▸ OBJECTIVE
Can you set down, exactly as they appear below, the lines from the opening of the material through the one bearing "2 (second year)</text></g>", minus the pictures?
-- start of SUPPLIED MATERIAL --
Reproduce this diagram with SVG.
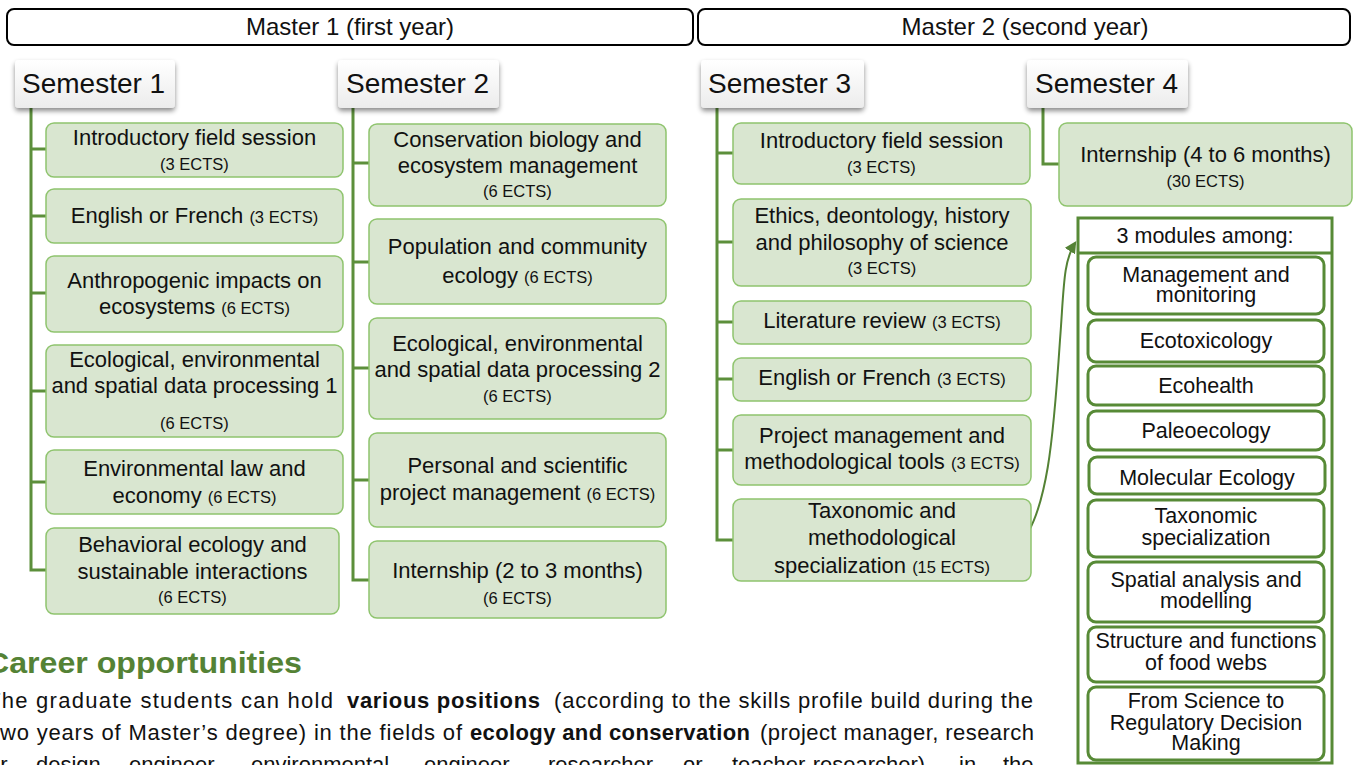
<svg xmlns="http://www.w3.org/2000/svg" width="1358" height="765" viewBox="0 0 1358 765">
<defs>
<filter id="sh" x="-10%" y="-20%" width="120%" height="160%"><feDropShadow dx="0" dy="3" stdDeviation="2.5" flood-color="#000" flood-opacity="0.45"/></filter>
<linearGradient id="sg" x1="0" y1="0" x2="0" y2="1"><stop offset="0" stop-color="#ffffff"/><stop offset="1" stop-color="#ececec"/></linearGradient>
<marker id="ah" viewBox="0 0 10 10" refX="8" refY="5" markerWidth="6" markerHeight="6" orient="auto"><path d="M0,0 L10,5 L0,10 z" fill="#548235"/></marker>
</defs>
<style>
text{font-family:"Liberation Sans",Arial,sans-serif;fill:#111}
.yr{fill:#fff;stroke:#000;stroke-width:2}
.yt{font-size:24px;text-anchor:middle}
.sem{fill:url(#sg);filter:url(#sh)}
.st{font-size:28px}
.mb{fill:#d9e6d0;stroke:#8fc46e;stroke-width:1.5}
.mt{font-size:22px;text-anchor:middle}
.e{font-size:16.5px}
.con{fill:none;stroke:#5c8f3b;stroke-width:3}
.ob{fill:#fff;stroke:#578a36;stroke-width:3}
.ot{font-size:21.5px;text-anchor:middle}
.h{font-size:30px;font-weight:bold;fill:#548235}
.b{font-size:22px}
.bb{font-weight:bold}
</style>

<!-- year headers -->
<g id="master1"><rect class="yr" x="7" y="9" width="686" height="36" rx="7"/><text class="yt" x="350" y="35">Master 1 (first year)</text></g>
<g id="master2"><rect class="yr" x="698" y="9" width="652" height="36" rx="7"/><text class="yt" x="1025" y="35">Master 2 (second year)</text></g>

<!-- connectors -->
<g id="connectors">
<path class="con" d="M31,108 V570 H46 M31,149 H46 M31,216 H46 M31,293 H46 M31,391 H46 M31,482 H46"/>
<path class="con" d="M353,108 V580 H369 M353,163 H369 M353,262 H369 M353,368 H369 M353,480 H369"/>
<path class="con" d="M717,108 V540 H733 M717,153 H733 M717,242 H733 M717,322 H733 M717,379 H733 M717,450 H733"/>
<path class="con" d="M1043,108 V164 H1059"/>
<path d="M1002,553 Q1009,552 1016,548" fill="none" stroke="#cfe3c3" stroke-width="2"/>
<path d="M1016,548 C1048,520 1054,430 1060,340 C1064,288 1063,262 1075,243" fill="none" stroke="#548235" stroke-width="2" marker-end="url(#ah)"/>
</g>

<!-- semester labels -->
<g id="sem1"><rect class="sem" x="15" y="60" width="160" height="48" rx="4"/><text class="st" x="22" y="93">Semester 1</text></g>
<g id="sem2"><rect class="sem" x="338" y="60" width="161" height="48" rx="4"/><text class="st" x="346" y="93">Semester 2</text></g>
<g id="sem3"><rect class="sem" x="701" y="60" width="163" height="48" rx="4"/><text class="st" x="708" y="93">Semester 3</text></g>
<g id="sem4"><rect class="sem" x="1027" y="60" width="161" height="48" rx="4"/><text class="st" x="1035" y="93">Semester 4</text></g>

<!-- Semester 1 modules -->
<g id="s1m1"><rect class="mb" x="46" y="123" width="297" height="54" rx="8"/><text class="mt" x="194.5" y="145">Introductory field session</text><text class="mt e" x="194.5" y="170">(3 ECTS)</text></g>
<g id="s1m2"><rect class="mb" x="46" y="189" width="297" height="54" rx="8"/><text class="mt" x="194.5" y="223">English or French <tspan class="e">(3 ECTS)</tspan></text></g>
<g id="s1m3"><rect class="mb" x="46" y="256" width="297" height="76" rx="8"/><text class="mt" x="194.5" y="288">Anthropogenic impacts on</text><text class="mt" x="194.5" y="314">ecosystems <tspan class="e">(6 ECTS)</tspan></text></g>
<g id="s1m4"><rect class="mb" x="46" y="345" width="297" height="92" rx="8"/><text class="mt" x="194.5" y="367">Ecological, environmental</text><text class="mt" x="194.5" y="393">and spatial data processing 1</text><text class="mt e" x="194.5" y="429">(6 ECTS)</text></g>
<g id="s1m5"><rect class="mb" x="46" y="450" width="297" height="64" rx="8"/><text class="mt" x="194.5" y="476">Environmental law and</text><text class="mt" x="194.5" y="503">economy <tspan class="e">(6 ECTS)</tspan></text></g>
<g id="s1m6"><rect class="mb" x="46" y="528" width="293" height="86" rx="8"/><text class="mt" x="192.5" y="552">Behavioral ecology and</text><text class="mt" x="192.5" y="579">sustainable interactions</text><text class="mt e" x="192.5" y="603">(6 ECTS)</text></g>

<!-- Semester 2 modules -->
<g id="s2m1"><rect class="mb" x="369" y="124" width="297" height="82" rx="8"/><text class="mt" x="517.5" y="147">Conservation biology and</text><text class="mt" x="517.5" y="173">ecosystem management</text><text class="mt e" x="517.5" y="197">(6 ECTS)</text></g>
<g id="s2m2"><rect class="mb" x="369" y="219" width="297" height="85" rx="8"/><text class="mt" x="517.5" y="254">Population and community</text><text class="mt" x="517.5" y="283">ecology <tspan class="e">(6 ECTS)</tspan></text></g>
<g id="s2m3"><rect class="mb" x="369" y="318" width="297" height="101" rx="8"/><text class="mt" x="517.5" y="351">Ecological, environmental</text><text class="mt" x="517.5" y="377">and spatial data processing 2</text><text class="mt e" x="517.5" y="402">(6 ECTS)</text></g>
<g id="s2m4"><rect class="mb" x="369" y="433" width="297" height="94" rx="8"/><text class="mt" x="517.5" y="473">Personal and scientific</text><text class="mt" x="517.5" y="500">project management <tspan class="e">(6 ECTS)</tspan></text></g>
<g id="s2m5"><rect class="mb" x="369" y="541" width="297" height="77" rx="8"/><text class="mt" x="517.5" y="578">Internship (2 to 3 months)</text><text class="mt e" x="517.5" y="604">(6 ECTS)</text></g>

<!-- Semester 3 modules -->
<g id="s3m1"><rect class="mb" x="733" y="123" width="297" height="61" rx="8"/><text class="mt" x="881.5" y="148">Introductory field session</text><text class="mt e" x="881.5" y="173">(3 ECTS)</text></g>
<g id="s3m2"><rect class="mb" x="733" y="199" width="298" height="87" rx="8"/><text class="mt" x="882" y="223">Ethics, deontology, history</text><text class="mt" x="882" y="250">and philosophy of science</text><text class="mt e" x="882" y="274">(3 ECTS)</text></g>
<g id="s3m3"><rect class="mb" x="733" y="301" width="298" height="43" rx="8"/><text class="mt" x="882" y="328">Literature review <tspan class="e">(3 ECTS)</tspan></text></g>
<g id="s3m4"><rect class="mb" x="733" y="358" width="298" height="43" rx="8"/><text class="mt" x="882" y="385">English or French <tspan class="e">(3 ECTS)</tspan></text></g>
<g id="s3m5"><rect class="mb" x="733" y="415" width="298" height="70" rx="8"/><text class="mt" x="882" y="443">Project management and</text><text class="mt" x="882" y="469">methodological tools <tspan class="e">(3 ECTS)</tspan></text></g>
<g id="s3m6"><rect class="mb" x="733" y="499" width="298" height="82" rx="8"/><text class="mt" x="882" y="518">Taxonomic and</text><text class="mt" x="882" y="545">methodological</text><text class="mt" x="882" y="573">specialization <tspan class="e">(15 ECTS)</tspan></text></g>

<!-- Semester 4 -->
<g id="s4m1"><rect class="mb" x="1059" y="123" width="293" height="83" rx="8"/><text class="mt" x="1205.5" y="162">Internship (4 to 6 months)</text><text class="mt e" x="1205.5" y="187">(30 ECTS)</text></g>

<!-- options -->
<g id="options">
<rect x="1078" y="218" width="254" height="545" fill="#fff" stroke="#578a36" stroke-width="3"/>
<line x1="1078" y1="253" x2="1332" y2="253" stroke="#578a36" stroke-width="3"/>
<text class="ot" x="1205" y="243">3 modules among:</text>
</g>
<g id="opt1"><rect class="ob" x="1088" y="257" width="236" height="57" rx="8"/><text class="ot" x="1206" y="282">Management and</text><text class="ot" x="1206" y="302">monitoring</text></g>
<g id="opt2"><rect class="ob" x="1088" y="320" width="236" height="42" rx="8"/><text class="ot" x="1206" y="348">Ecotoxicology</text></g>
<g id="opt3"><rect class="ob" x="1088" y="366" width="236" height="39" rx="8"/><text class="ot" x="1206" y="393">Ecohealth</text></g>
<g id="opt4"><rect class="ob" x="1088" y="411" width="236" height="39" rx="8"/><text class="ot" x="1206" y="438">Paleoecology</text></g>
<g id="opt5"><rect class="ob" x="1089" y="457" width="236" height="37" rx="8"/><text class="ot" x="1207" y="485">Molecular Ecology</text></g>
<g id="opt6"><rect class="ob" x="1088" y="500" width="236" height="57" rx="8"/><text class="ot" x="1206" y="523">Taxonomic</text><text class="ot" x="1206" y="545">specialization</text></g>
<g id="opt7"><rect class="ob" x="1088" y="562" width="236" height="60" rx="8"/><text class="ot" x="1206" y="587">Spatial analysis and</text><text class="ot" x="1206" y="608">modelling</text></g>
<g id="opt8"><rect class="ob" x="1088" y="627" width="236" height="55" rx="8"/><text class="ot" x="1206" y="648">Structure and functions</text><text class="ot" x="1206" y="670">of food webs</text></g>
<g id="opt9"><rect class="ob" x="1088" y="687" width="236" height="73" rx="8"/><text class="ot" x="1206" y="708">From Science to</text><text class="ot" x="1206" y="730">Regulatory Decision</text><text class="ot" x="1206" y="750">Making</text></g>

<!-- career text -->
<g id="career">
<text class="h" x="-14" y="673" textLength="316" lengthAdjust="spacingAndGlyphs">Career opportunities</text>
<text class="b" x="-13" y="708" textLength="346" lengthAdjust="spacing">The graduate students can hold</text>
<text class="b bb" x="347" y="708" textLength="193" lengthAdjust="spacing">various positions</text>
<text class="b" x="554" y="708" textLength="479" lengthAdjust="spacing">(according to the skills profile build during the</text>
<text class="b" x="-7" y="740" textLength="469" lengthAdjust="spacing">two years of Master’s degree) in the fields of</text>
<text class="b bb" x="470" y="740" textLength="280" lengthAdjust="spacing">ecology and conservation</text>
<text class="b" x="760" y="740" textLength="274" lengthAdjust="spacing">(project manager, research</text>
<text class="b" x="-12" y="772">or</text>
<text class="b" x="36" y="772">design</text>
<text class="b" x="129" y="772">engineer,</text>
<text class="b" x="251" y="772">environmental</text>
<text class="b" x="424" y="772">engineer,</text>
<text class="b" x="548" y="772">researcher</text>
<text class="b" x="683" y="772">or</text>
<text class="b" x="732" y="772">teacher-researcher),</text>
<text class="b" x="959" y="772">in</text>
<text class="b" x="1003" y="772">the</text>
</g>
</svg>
-- end of SUPPLIED MATERIAL --
▸ TASK RESPONSE
Reproduce this diagram with SVG.
<svg xmlns="http://www.w3.org/2000/svg" width="1358" height="765" viewBox="0 0 1358 765">
<defs>
<filter id="sh" x="-10%" y="-20%" width="120%" height="160%"><feDropShadow dx="0" dy="3" stdDeviation="2.5" flood-color="#000" flood-opacity="0.45"/></filter>
<linearGradient id="sg" x1="0" y1="0" x2="0" y2="1"><stop offset="0" stop-color="#ffffff"/><stop offset="1" stop-color="#ececec"/></linearGradient>
<marker id="ah" viewBox="0 0 10 10" refX="8" refY="5" markerWidth="6" markerHeight="6" orient="auto"><path d="M0,0 L10,5 L0,10 z" fill="#548235"/></marker>
</defs>
<style>
text{font-family:"Liberation Sans",Arial,sans-serif;fill:#111}
.yr{fill:#fff;stroke:#000;stroke-width:2}
.yt{font-size:24px;text-anchor:middle}
.sem{fill:url(#sg);filter:url(#sh)}
.st{font-size:28px}
.mb{fill:#d9e6d0;stroke:#8fc46e;stroke-width:1.5}
.mt{font-size:22px;text-anchor:middle}
.e{font-size:16.5px}
.con{fill:none;stroke:#5c8f3b;stroke-width:3}
.ob{fill:#fff;stroke:#578a36;stroke-width:3}
.ot{font-size:21.5px;text-anchor:middle}
.h{font-size:30px;font-weight:bold;fill:#548235}
.b{font-size:22px}
.bb{font-weight:bold}
</style>

<!-- year headers -->
<g id="master1"><rect class="yr" x="7" y="9" width="686" height="36" rx="7"/><text class="yt" x="350" y="35">Master 1 (first year)</text></g>
<g id="master2"><rect class="yr" x="698" y="9" width="652" height="36" rx="7"/><text class="yt" x="1025" y="35">Master 2 (second year)</text></g>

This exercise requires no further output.